▶ Exercise task: Copy the lines below as they are; omit the images they contain.

▶ Recorded data:

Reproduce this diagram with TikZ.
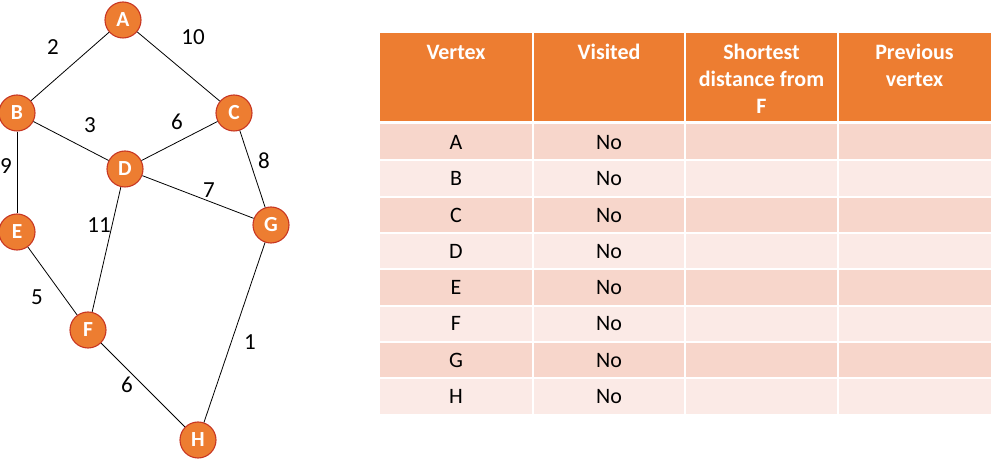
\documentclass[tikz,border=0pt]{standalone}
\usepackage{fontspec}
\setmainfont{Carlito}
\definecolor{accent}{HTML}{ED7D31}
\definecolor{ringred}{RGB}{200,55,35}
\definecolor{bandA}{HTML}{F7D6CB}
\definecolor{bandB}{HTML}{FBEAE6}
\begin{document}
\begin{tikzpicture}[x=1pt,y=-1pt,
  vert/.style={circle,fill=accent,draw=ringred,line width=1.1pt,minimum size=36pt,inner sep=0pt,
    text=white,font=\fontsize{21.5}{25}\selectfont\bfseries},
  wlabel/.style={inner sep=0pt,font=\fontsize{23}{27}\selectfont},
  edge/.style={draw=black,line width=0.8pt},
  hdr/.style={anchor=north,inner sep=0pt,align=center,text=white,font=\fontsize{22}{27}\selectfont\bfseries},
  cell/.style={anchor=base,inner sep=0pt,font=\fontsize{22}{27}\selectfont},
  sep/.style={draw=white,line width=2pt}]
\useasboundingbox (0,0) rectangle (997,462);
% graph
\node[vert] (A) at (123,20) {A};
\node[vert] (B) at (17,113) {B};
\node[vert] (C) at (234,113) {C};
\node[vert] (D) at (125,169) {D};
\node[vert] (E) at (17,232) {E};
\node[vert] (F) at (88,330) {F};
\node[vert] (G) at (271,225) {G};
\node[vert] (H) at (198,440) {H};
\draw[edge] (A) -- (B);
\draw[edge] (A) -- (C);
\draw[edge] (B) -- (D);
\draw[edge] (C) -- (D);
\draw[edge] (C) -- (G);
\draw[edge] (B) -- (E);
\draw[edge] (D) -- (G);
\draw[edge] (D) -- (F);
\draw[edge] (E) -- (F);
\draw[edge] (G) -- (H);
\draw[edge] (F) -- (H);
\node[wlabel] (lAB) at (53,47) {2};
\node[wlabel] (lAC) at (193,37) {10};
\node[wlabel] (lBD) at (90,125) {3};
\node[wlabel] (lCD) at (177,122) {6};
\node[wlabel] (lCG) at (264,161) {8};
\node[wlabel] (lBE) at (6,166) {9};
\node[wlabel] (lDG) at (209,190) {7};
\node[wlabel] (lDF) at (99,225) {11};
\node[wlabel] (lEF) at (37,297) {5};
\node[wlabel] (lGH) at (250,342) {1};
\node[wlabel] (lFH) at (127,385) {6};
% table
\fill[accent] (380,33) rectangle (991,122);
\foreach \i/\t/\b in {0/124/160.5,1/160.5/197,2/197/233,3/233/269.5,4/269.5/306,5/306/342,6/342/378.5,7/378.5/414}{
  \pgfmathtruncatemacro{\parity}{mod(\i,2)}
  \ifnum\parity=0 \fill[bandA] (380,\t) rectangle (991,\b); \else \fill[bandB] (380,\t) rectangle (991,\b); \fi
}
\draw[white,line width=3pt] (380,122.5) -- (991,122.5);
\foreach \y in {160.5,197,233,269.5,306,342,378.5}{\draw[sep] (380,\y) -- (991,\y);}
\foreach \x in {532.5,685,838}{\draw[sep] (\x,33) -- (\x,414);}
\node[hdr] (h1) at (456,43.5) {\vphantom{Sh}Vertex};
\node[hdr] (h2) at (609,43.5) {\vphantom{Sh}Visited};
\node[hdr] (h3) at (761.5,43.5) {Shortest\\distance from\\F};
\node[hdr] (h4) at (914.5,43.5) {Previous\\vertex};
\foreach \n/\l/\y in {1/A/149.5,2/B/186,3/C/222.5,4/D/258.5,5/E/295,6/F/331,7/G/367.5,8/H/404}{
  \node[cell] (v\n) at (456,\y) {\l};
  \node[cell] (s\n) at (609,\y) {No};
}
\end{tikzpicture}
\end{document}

▶ Full output:
Reproduce this diagram with TikZ.
\documentclass[tikz,border=0pt]{standalone}
\usepackage{fontspec}
\setmainfont{Carlito}
\definecolor{accent}{HTML}{ED7D31}
\definecolor{ringred}{RGB}{200,55,35}
\definecolor{bandA}{HTML}{F7D6CB}
\definecolor{bandB}{HTML}{FBEAE6}
\begin{document}
\begin{tikzpicture}[x=1pt,y=-1pt,
  vert/.style={circle,fill=accent,draw=ringred,line width=1.1pt,minimum size=36pt,inner sep=0pt,
    text=white,font=\fontsize{21.5}{25}\selectfont\bfseries},
  wlabel/.style={inner sep=0pt,font=\fontsize{23}{27}\selectfont},
  edge/.style={draw=black,line width=0.8pt},
  hdr/.style={anchor=north,inner sep=0pt,align=center,text=white,font=\fontsize{22}{27}\selectfont\bfseries},
  cell/.style={anchor=base,inner sep=0pt,font=\fontsize{22}{27}\selectfont},
  sep/.style={draw=white,line width=2pt}]
\useasboundingbox (0,0) rectangle (997,462);
% graph
\node[vert] (A) at (123,20) {A};
\node[vert] (B) at (17,113) {B};
\node[vert] (C) at (234,113) {C};
\node[vert] (D) at (125,169) {D};
\node[vert] (E) at (17,232) {E};
\node[vert] (F) at (88,330) {F};
\node[vert] (G) at (271,225) {G};
\node[vert] (H) at (198,440) {H};
\draw[edge] (A) -- (B);
\draw[edge] (A) -- (C);
\draw[edge] (B) -- (D);
\draw[edge] (C) -- (D);
\draw[edge] (C) -- (G);
\draw[edge] (B) -- (E);
\draw[edge] (D) -- (G);
\draw[edge] (D) -- (F);
\draw[edge] (E) -- (F);
\draw[edge] (G) -- (H);
\draw[edge] (F) -- (H);
\node[wlabel] (lAB) at (53,47) {2};
\node[wlabel] (lAC) at (193,37) {10};
\node[wlabel] (lBD) at (90,125) {3};
\node[wlabel] (lCD) at (177,122) {6};
\node[wlabel] (lCG) at (264,161) {8};
\node[wlabel] (lBE) at (6,166) {9};
\node[wlabel] (lDG) at (209,190) {7};
\node[wlabel] (lDF) at (99,225) {11};
\node[wlabel] (lEF) at (37,297) {5};
\node[wlabel] (lGH) at (250,342) {1};
\node[wlabel] (lFH) at (127,385) {6};
% table
\fill[accent] (380,33) rectangle (991,122);
\foreach \i/\t/\b in {0/124/160.5,1/160.5/197,2/197/233,3/233/269.5,4/269.5/306,5/306/342,6/342/378.5,7/378.5/414}{
  \pgfmathtruncatemacro{\parity}{mod(\i,2)}
  \ifnum\parity=0 \fill[bandA] (380,\t) rectangle (991,\b); \else \fill[bandB] (380,\t) rectangle (991,\b); \fi
}
\draw[white,line width=3pt] (380,122.5) -- (991,122.5);
\foreach \y in {160.5,197,233,269.5,306,342,378.5}{\draw[sep] (380,\y) -- (991,\y);}
\foreach \x in {532.5,685,838}{\draw[sep] (\x,33) -- (\x,414);}
\node[hdr] (h1) at (456,43.5) {\vphantom{Sh}Vertex};
\node[hdr] (h2) at (609,43.5) {\vphantom{Sh}Visited};
\node[hdr] (h3) at (761.5,43.5) {Shortest\\distance from\\F};
\node[hdr] (h4) at (914.5,43.5) {Previous\\vertex};
\foreach \n/\l/\y in {1/A/149.5,2/B/186,3/C/222.5,4/D/258.5,5/E/295,6/F/331,7/G/367.5,8/H/404}{
  \node[cell] (v\n) at (456,\y) {\l};
  \node[cell] (s\n) at (609,\y) {No};
}
\end{tikzpicture}
\end{document}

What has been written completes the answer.